Im Sommer werden Pilze, Kräuter und Beeren gesammelt, die dann als Vorrat für den Winter dienen. Im Restaurant zu essen, kommt für Oma nicht in Frage. Lieber lädt sie uns zu sich nach Hause ein, das sei billiger, sagt sie. Wobei dann trotzdem aufgetischt wird, als gäbe es kein Morgen.

Teurere Anschaffungen und Dienstleistungen werden nach Möglichkeit umgangen. Anstatt den Friseur für 1000 Rubel in Anspruch zu nehmen, schneidet sich Oma selbst die Haare. Und als sie ein neues Sofa brauchte, haben wir ihr eines gekauft.

Einmal nach Thailand

Neulich waren wir wieder bei ihr zum Essen eingeladen. Es roch gut, als sie uns die Tür aufmachte und uns in ihrem verwaschenen „I love Phuket“-T-Shirt hereinwinkte, einem Andenken an ihren einzigen Urlaub. Wenigstens einmal hatte sie etwas Anderes sehen wollen als die eigenen vier Wände im Wohnblock. Wir haben damals alle zusammengelegt, um ihr diesen Traum zu erfüllen.

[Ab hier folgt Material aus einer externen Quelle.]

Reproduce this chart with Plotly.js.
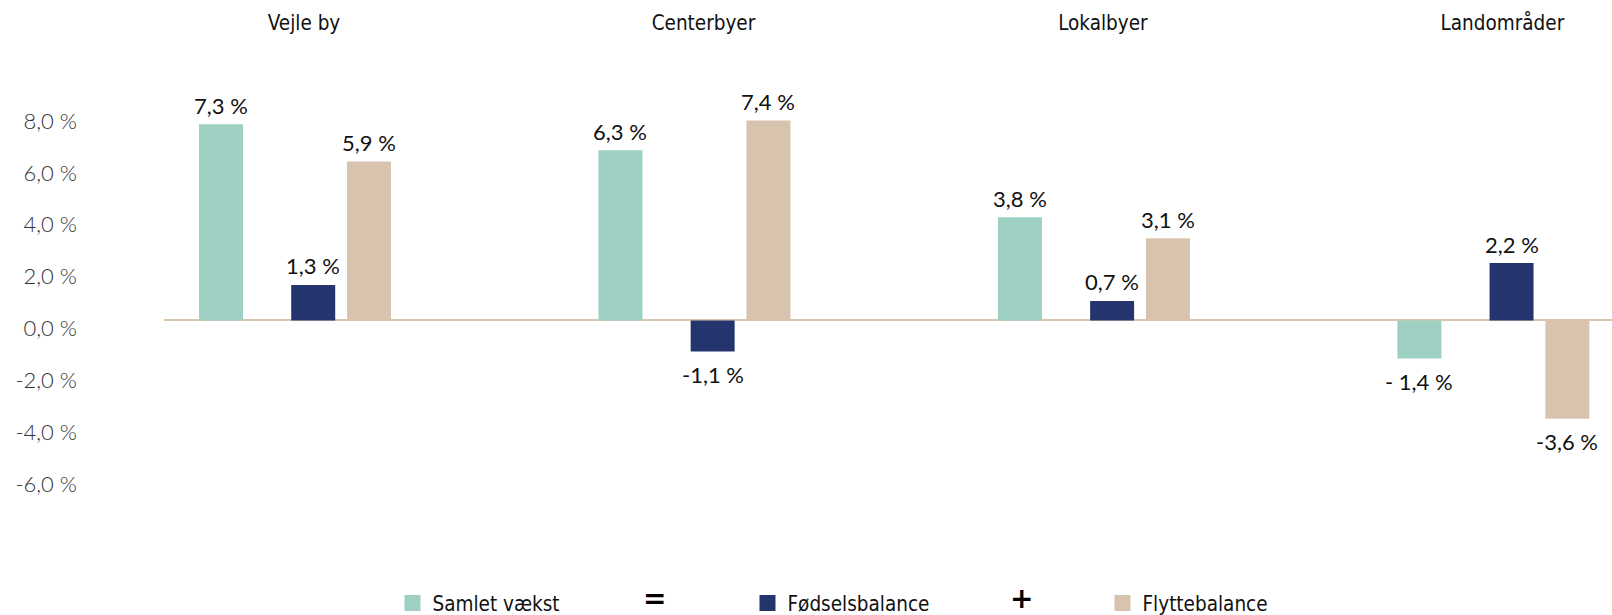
<!DOCTYPE html>
<html>
<head>
<meta charset="utf-8">
<script src="https://cdn.plot.ly/plotly-3.0.1.min.js"></script>
<style>html,body{margin:0;padding:0;background:#fff;}#chart{width:1612px;height:615px;}</style>
</head>
<body>
<div id="chart"></div>
<script>
// ---- data ----
var categories = ['Vejle by', 'Centerbyer', 'Lokalbyer', 'Landområder'];
var seriesNames = ['Samlet vækst', 'Fødselsbalance', 'Flyttebalance'];
var samletValues = [7.56, 6.56, 3.98, -1.47];
var foedselsValues = [1.37, -1.20, 0.75, 2.21];
var flytteValues = [6.13, 7.71, 3.17, -3.79];
var samletLabels = ['7,3 %', '6,3 %', '3,8 %', '- 1,4 %'];
var foedselsLabels = ['1,3 %', '-1,1 %', '0,7 %', '2,2 %'];
var flytteLabels = ['5,9 %', '7,4 %', '3,1 %', '-3,6 %'];
var tickValues = [8, 6, 4, 2, 0, -2, -4, -6];
var tickLabels = ['8,0 %', '6,0 %', '4,0 %', '2,0 %', '0,0 %', '-2,0 %', '-4,0 %', '-6,0 %'];

// ---- styling ----
var colors = ['#9dd0c2', '#24356d', '#d8c4ae'];
var barWidth = 0.1101;
var offsets = [-0.2403, -0.0095, 0.1302];
var condensed = '"DejaVu Sans Condensed", "Liberation Sans Narrow", "Roboto", sans-serif';
var geo = 'Lato, "Open Sans", sans-serif';

var valueSets = [samletValues, foedselsValues, flytteValues];
var labelSets = [samletLabels, foedselsLabels, flytteLabels];
var xIdx = categories.map(function (c, i) { return i; });

var traces = [];
valueSets.forEach(function (vals, s) {
  traces.push({
    type: 'bar',
    x: xIdx,
    y: vals,
    width: barWidth,
    offset: offsets[s],
    marker: {color: colors[s], line: {width: 0}},
    showlegend: false,
    hoverinfo: 'skip'
  });
});
seriesNames.forEach(function (n, s) {
  traces.push({
    type: 'scatter', mode: 'markers', x: [null], y: [null], name: n,
    marker: {symbol: 'square', size: 16, color: colors[s]},
    showlegend: true, hoverinfo: 'skip'
  });
});

var annotations = [];
valueSets.forEach(function (vals, s) {
  vals.forEach(function (v, i) {
    annotations.push({
      x: i + offsets[s] + barWidth / 2, y: v, xref: 'x', yref: 'y',
      text: labelSets[s][i], showarrow: false,
      xanchor: 'center', yanchor: 'middle',
      yshift: v >= 0 ? 19 : -23,
      font: {family: geo, size: 22, color: '#111111'}
    });
  });
});
annotations.push({xref: 'paper', yref: 'paper', x: 0.3384, y: -0.232, text: '<b>=</b>', showarrow: false,
  xanchor: 'center', yanchor: 'middle',
  font: {family: 'DejaVu Sans', size: 28, color: '#000'}});
annotations.push({xref: 'paper', yref: 'paper', x: 0.5925, y: -0.232, text: '<b>+</b>', showarrow: false,
  xanchor: 'center', yanchor: 'middle',
  font: {family: 'DejaVu Sans', size: 28, color: '#000'}});

var layout = {
  width: 1612, height: 615,
  margin: {l: 164, r: 0, t: 86.5, b: 112.5, pad: 0, autoexpand: false},
  paper_bgcolor: '#ffffff', plot_bgcolor: '#ffffff',
  barmode: 'overlay',
  showlegend: true,
  xaxis: {
    range: [-0.328, 3.297],
    tickmode: 'array', tickvals: xIdx, ticktext: categories,
    side: 'top', showgrid: false, zeroline: false, showline: false, ticks: '',
    ticklabelshift: 9, ticklabelstandoff: 52,
    tickfont: {family: condensed, size: 20.5, color: '#111111'},
    automargin: false,
    fixedrange: true
  },
  yaxis: {
    range: [-7, 9],
    tickmode: 'array', tickvals: tickValues, ticktext: tickLabels,
    showgrid: false, showline: false, ticks: '',
    zeroline: true, zerolinecolor: '#d9c6b2', zerolinewidth: 2,
    ticklabelshift: 8, ticklabelstandoff: 86,
    tickfont: {family: geo, size: 22, weight: 300, color: '#333333'},
    automargin: false,
    fixedrange: true
  },
  legend: {
    orientation: 'h', x: 0.1578, xanchor: 'left', y: -0.244, yanchor: 'middle',
    entrywidth: 310, entrywidthmode: 'pixels',
    font: {family: condensed, size: 20.5, color: '#111111'},
    bgcolor: 'rgba(0,0,0,0)'
  },
  annotations: annotations
};

Plotly.newPlot('chart', traces, layout, {displayModeBar: false, staticPlot: true});
</script>
</body>
</html>
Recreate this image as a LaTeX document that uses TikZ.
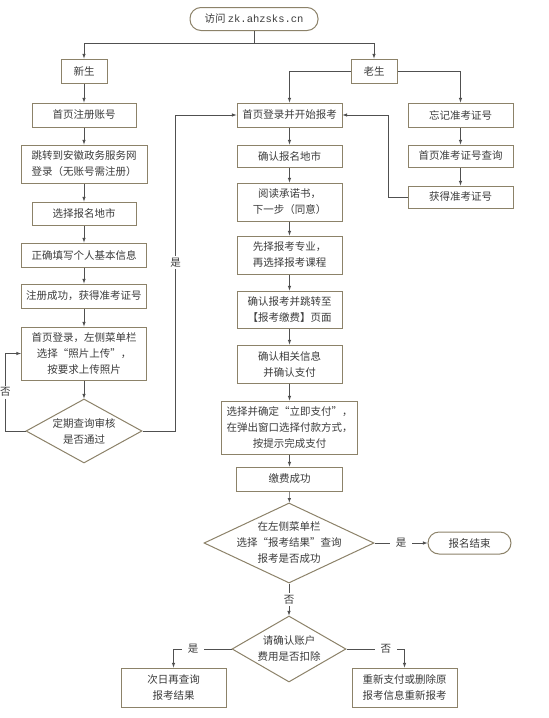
\documentclass[tikz,border=0pt]{standalone}
\usepackage{fontspec}
\setmainfont{Noto Sans CJK SC}
\newfontfamily\urlfont{Liberation Mono}
\usetikzlibrary{shapes.geometric}
\definecolor{boxline}{RGB}{140,130,105}
\definecolor{edgeline}{RGB}{80,80,80}
\definecolor{txt}{RGB}{60,60,60}

\begin{document}
\begin{tikzpicture}[x=1pt, y=-1pt, every node/.style={font=\fontsize{10.5}{16}\selectfont, text=txt}]
    \tikzstyle{box_style}=[rectangle, draw=boxline, line width=1pt, fill=white, align=center, inner sep=0pt, minimum width=105pt, minimum height=24pt]
    \tikzstyle{term_style}=[box_style, rounded corners=11pt]
    \tikzstyle{dec_style}=[diamond, draw=boxline, line width=1pt, fill=white, inner sep=0pt]
    \tikzstyle{flow_edge}=[draw=edgeline, line width=0.6pt, -latex]
    \tikzstyle{tag_style}=[fill=white, inner sep=2pt]

    \useasboundingbox (0,0) rectangle (549,718);

    % --- (a) entry ---
    \node[term_style, minimum width=128pt, minimum height=23pt] (visit) at (254,19) {访问 {\urlfont zk.ahzsks.cn}};
    \coordinate (split) at (254,43);
    \node[box_style, minimum width=46pt] (new) at (84,71) {新生};
    \node[box_style, minimum width=46pt] (old) at (374,71) {老生};

    % --- (b) new students ---
    \node[box_style, minimum width=104pt] (n1) at (84,115) {首页注册账号};
    \node[box_style, minimum width=126pt, minimum height=38pt] (n2) at (84,164) {跳转到安徽政务服务网\\登录（无账号需注册）};
    \node[box_style, minimum width=104pt, minimum height=23pt] (n3) at (84,213.5) {选择报名地市};
    \node[box_style, minimum width=125pt] (n4) at (84,255) {正确填写个人基本信息};
    \node[box_style, minimum width=125pt] (n5) at (84,296) {注册成功，获得准考证号};
    \node[box_style, minimum width=125pt, minimum height=53pt] (n6) at (84,353.5) {首页登录，左侧菜单栏\\选择“照片上传”，\\按要求上传照片};
    \node[dec_style, minimum width=116pt, minimum height=64pt] (nd) at (84,431) {};
    \node[align=center] at (nd) {定期查询审核\\是否通过};

    % --- (c) registration ---
    \node[box_style] (m1) at (289.5,115) {首页登录并开始报考};
    \node[box_style, minimum height=22pt] (m2) at (289.5,156) {确认报名地市};
    \node[box_style, minimum height=38pt] (m3) at (289.5,202) {阅读承诺书，\\下一步（同意）};
    \node[box_style, minimum height=38pt] (m4) at (289.5,255) {先择报考专业，\\再选择报考课程};
    \node[box_style, minimum height=37pt] (m5) at (289.5,309.5) {确认报考并跳转至\\【报考缴费】页面};
    \node[box_style, minimum height=38pt] (m6) at (289.5,364) {确认相关信息\\并确认支付};
    \node[box_style, minimum width=136pt, minimum height=53pt] (m7) at (289.5,427.5) {选择并确定“立即支付”，\\在弹出窗口选择付款方式，\\按提示完成支付};
    \node[box_style, minimum width=106pt] (m8) at (289.5,479) {缴费成功};
    \node[dec_style, minimum width=170pt, minimum height=80pt] (md1) at (289,543) {};
    \node[align=center] at (md1) {在左侧菜单栏\\选择“报考结果”查询\\报考是否成功};
    \node[term_style, minimum width=83pt, minimum height=22pt] (done) at (469.5,543) {报名结束};
    \node[dec_style, minimum width=114pt, minimum height=66pt] (md2) at (289,649) {};
    \node[align=center] at (md2) {请确认账户\\费用是否扣除};
    \node[box_style, minimum height=39pt] (b1) at (173.5,687.5) {次日再查询\\报考结果};
    \node[box_style, minimum height=39pt] (b2) at (404.5,687.5) {重新支付或删除原\\报考信息重新报考};

    % --- (d) lost number ---
    \node[box_style] (r1) at (460.5,115) {忘记准考证号};
    \node[box_style, minimum height=22pt] (r2) at (460.5,156) {首页准考证号查询};
    \node[box_style, minimum height=22pt] (r3) at (460.5,197) {获得准考证号};

    % Edges
    \draw[draw=edgeline, line width=0.6pt] (visit) -- (split);
    \draw[flow_edge] (split) -| (new);
    \draw[flow_edge] (split) -| (old);
    \draw[flow_edge] (new) -- (n1);
    \draw[flow_edge] (old.west) -| (m1);
    \draw[flow_edge] (old.east) -| (r1);
    \foreach \a/\b in {n1/n2, n2/n3, n3/n4, n4/n5, n5/n6, n6/nd,
                       m1/m2, m2/m3, m3/m4, m4/m5, m5/m6, m6/m7, m7/m8, m8/md1,
                       r1/r2, r2/r3}
      \draw[flow_edge] (\a) -- (\b);
    \draw[flow_edge] (r3.west) -- ++(-19,0) |- (m1.east);
    \draw[flow_edge] (nd.west) -- ++(-20,0) |- node[tag_style, inner xsep=0.5pt, pos=0.25] {否} (n6.west);
    \draw[flow_edge] (nd.east) -- ++(33,0) |- node[tag_style, pos=0.267] {是} (m1.west);
    \draw[flow_edge] (md1.east) -- node[tag_style, inner xsep=6pt] {是} (done.west);
    \draw[flow_edge] (md1.south) -- node[tag_style] {否} (md2.north);
    \draw[flow_edge] (md2.west) -| node[tag_style, inner xsep=6pt, pos=0.33] {是} (b1.north);
    \draw[flow_edge] (md2.east) -| node[tag_style, inner xsep=6pt, pos=0.34] {否} (b2.north);
  \end{tikzpicture}
\end{document}
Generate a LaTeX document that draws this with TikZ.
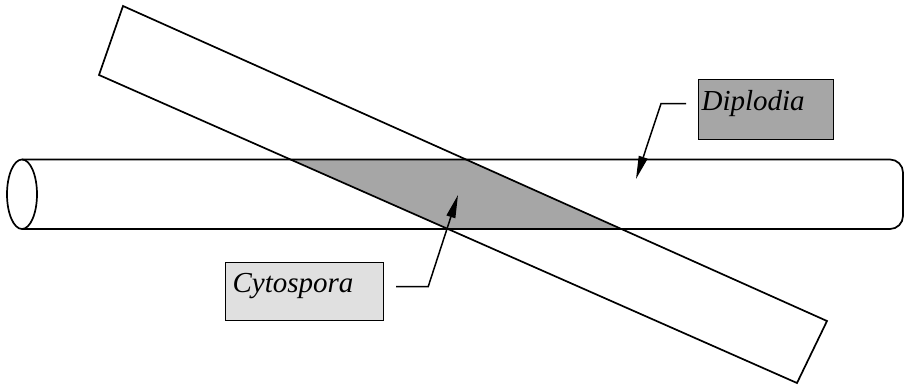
\documentclass[tikz,border=0pt]{standalone}
\usepackage{fontspec}
\setmainfont{Liberation Serif}
\usetikzlibrary{arrows.meta}
\definecolor{dgray}{HTML}{A6A6A6}
\definecolor{lgray}{HTML}{E0E0E0}
\begin{document}
\begin{tikzpicture}[x=1pt,y=-1pt,line width=1.7pt,
  lab/.style={draw,line width=1.2pt,anchor=north west,align=left,
    font=\fontsize{29}{32}\selectfont\itshape,text height=13.5pt,text depth=12.5pt},
  arr/.style={line width=1.5pt,-{Triangle[length=23pt,width=9pt]}}]
\useasboundingbox (0,0) rectangle (908,391);
% shaded intersection
\fill[dgray] (291,159.5) -- (466,159.5) -- (622,229) -- (448,229) -- cycle;
% cylinder
\draw[rounded corners=13pt] (22,159.5) -- (903,159.5) -- (903,229) -- (22,229);
\draw (22,194.25) ellipse [x radius=15pt, y radius=34.75pt];
% slanted board
\draw (123,6) -- (827,321) -- (797,383) -- (99,75) -- cycle;
% labels
\node[lab,fill=dgray,minimum width=135pt,minimum height=60pt,inner xsep=3pt,text width=129pt] (dip) at (698,79) {Diplodia};
\node[lab,fill=lgray,minimum width=158pt,minimum height=58pt,inner xsep=7pt,text width=144pt] (cyt) at (225,262) {Cytospora};
\coordinate (dipT) at (636,179);
\coordinate (cytT) at (458,195);
\draw[arr] ([xshift=-12pt,yshift=6pt]dip.west) -- +(-25,0) -- (dipT);
\draw[arr] ([xshift=12pt,yshift=5pt]cyt.east) -- +(32,0) -- (cytT);
\end{tikzpicture}
\end{document}
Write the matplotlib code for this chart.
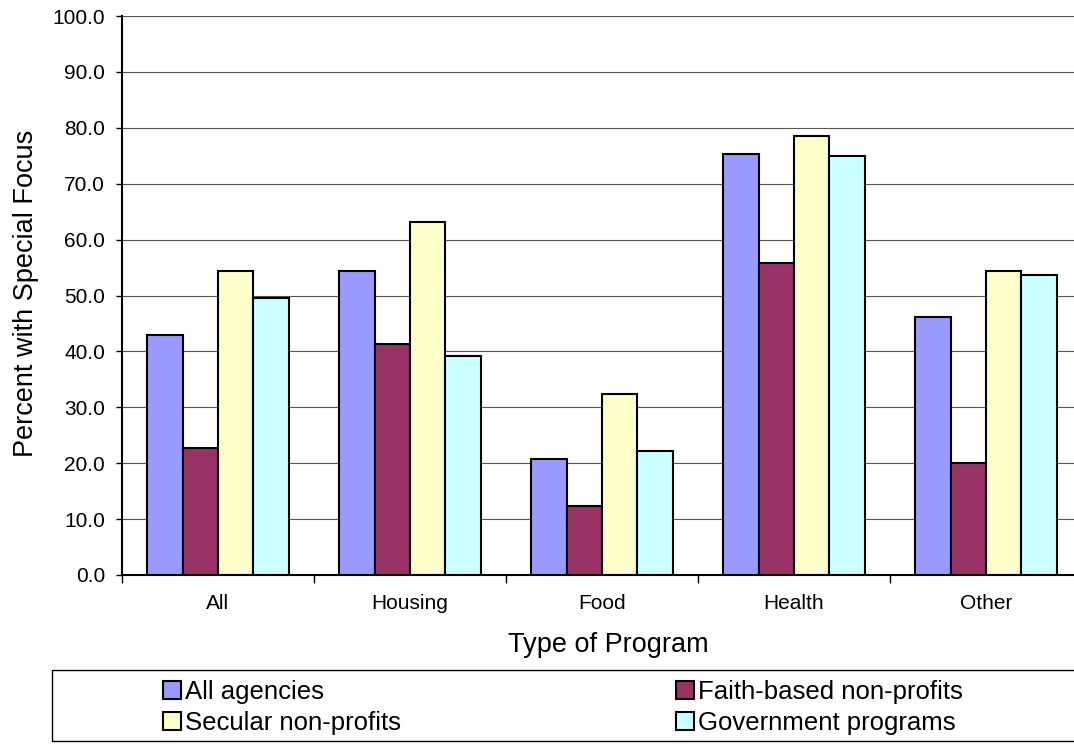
import numpy as np
import matplotlib
matplotlib.use("Agg")
import matplotlib.pyplot as plt
from matplotlib.patches import Rectangle
from matplotlib.ticker import FormatStrFormatter

plt.rcParams['font.family'] = ['Liberation Sans', 'DejaVu Sans']

programas = ["All", "Housing", "Food", "Health", "Other"]
series = ["All agencies", "Faith-based non-profits", "Secular non-profits", "Government programs"]
all_agencies = [42.9, 54.3, 20.7, 75.4, 46.1]
faith_based = [22.8, 41.4, 12.4, 55.8, 20.0]
secular = [54.3, 63.2, 32.4, 78.5, 54.4]
government = [49.6, 39.2, 22.2, 75.0, 53.7]
colores = ['#9999FF', '#993366', '#FFFFCC', '#CCFFFF']

valores = [all_agencies, faith_based, secular, government]

W, H = 1074, 744
fig = plt.figure(figsize=(W/100, H/100), dpi=100)
# el area de graficos se sale un poco por la derecha
ax = fig.add_axes([122/W, 1-575/H, 960/W, 559/H])

x = np.arange(len(programas)) + 0.5
ancho = 0.184
barras = []
for k in range(4):
    b = ax.bar(x + (k-1.5)*ancho, valores[k], width=ancho, color=colores[k],
               edgecolor='black', linewidth=1.5, label=series[k], zorder=3)
    barras.append(b)

ax.set_xlim(0, 5)
ax.set_ylim(0, 100)
ax.set_yticks(np.arange(0, 101, 10))
ax.yaxis.set_major_formatter(FormatStrFormatter('%.1f'))
ax.yaxis.grid(True, color='#555555', linewidth=0.8, zorder=0)
ax.tick_params(axis='y', direction='out', length=4.3, width=1, labelsize=15, pad=8)

# marcas entre grupos, etiquetas al centro
ax.set_xticks(np.arange(0, 6))
ax.set_xticklabels([])
ax.set_xticks(x, minor=True)
ax.set_xticklabels(programas, minor=True)
ax.tick_params(axis='x', which='major', direction='out', length=5.8, width=1)
ax.tick_params(axis='x', which='minor', length=0, labelsize=15, pad=14)

for s in ['top', 'right']:
    ax.spines[s].set_visible(False)
ax.spines['left'].set_linewidth(1.5)
ax.spines['bottom'].set_linewidth(1.5)

ax.set_xlabel("Type of Program", fontsize=19.5)
ax.xaxis.set_label_coords(0.507, -0.102)
ax.set_ylabel("Percent with Special Focus", fontsize=19.5)
ax.yaxis.set_label_coords(-0.0865, 0.5036)

# la leyenda se llena por columnas: reordenar para que quede por filas
orden = [0, 2, 1, 3]
leg = fig.legend(handles=[barras[i] for i in orden], labels=[series[i] for i in orden],
                 ncol=2, loc='upper left',
                 bbox_to_anchor=(163/W, 1-680/H), frameon=False, fontsize=18.5,
                 borderpad=0, borderaxespad=0, handlelength=0.7, handleheight=0.7,
                 handletextpad=0.15, columnspacing=10.7, labelspacing=0.26)

# recuadro de la leyenda
fig.add_artist(Rectangle((52/W, 1-741/H), 1100/W, 71/H, transform=fig.transFigure,
                         fill=False, edgecolor='black', linewidth=1))

plt.savefig("out.png", dpi=100)
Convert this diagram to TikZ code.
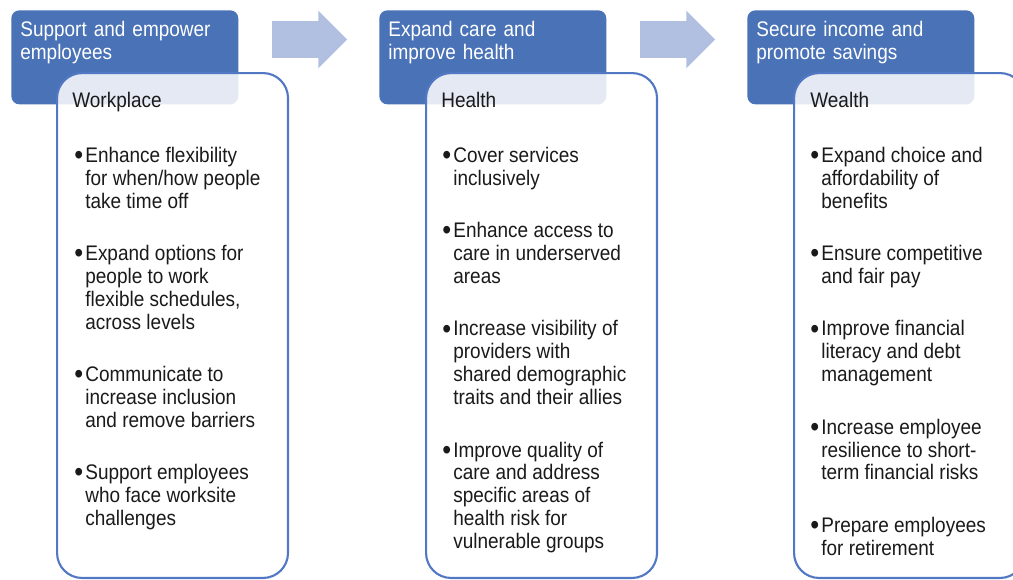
\documentclass[tikz,border=0pt]{standalone}
\usepackage{fontspec}
\setmainfont[FakeStretch=0.9]{Liberation Sans}
\usetikzlibrary{positioning, shapes.arrows}
\definecolor{navy}{RGB}{74,114,183}
\definecolor{edge}{RGB}{82,120,196}
\definecolor{flow}{RGB}{177,191,224}
\definecolor{ink}{RGB}{26,26,26}

% hanging bullet item
\newcommand{\bpoint}[1]{\makebox[0.22cm][l]{\raisebox{-1.2pt}{\fontsize{16}{13}\selectfont\textbullet}}%
  \parbox[t]{3.8cm}{\raggedright\strut #1\strut}}

\begin{document}
\begin{tikzpicture}[
      x=0.02cm, y=-0.02cm,
      head/.style={rectangle, rounded corners=0.16cm, fill=navy, inner sep=0,
                   minimum width=4.54cm, minimum height=1.88cm, anchor=north west},
      title/.style={anchor=north west, inner sep=0, text width=4.3cm, align=left,
                    text=white, font=\fontsize{12}{13.6}\selectfont},
      card/.style={rectangle, rounded corners=0.5cm, draw=edge, line width=1.2pt,
                   fill=white, fill opacity=0.85, inner sep=0,
                   minimum width=4.62cm, minimum height=10.1cm, anchor=north west},
      topic/.style={anchor=north west, inner sep=0, text=ink,
                    font=\fontsize{12}{13}\selectfont},
      point/.style={anchor=north west, inner sep=0, text=ink,
                    font=\fontsize{12}{13}\selectfont},
      nextpt/.style={below=0.58cm of #1.south west, anchor=north west},
      flowarr/.style={single arrow, fill=flow, inner xsep=0, inner ysep=0.36cm,
                      minimum height=1.5cm, single arrow head extend=0.21cm}
    ]
    \useasboundingbox (0,0) rectangle (1013,579);

    % headers
    \node[head] (hd1) at (11,10) {};
    \node[head] (hd2) at (379,10) {};
    \node[head] (hd3) at (747,10) {};
    \node[title] (ti1) at (20,19) {\strut Support and empower\\employees\strut};
    \node[title] (ti2) at (388,19) {\strut Expand care and\\improve health\strut};
    \node[title] (ti3) at (756,19) {\strut Secure income and\\promote savings\strut};

    % arrows between headers
    \node[flowarr] (ar1) at (300.5,39.5) {};
    \node[flowarr] (ar2) at (668.5,39.5) {};

    % cards
    \node[card] (cd1) at (56,72) {};
    \node[card] (cd2) at (425,72) {};
    \node[card] (cd3) at (793,72) {};

    % Workplace
    \node[topic] (tp1) at (72,91) {\strut Workplace};
    \node[point] (wp1) at (74,146) {\bpoint{Enhance flexibility\\for when/how people\\take time off}};
    \node[point, nextpt=wp1] (wp2) {\bpoint{Expand options for\\people to work\\flexible schedules,\\across levels}};
    \node[point, nextpt=wp2] (wp3) {\bpoint{Communicate to\\increase inclusion\\and remove barriers}};
    \node[point, nextpt=wp3] (wp4) {\bpoint{Support employees\\who face worksite\\challenges}};

    % Health
    \node[topic] (tp2) at (441,91) {\strut Health};
    \node[point] (hl1) at (442,146) {\bpoint{Cover services\\inclusively}};
    \node[point, nextpt=hl1] (hl2) {\bpoint{Enhance access to\\care in underserved\\areas}};
    \node[point, nextpt=hl2] (hl3) {\bpoint{Increase visibility of\\providers with\\shared demographic\\traits and their allies}};
    \node[point, nextpt=hl3] (hl4) {\bpoint{Improve quality of\\care and address\\specific areas of\\health risk for\\vulnerable groups}};

    % Wealth
    \node[topic] (tp3) at (810,91) {\strut Wealth};
    \node[point] (wl1) at (810,146) {\bpoint{Expand choice and\\affordability of\\benefits}};
    \node[point, nextpt=wl1] (wl2) {\bpoint{Ensure competitive\\and fair pay}};
    \node[point, nextpt=wl2] (wl3) {\bpoint{Improve financial\\literacy and debt\\management}};
    \node[point, nextpt=wl3] (wl4) {\bpoint{Increase employee\\resilience to short-\\term financial risks}};
    \node[point, nextpt=wl4] (wl5) {\bpoint{Prepare employees\\for retirement}};
  \end{tikzpicture}
\end{document}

Die liebste russische Lebensweisheit unserer Oma lautet „Nicht im Geld liegt das Glück“. Viel wichtiger seien Werte wie Treue und Zuverlässigkeit. Wie zur Bestätigung beklagt sie sich trotz ihres spartanischen Lebens nicht. Sie fühlt sich wohl hier, hat alles, was sie braucht, und ist mit ihrer Situation zufrieden. Leute wie Oma sind die wahren Königinnen von Sibirien – nicht reich, aber stark und weise.

Gekocht hatte sie für uns übrigens Lammeintopf mit Gemüse, ihre Spezialität. Nur 300 Rubel habe das Kilo Lamm gekostet, verkündete die Schnäppchen-Jägerin. Der Eintopf nach Großmutters Art hat allen geschmeckt. Welch ein Glück, so eine Oma zu haben!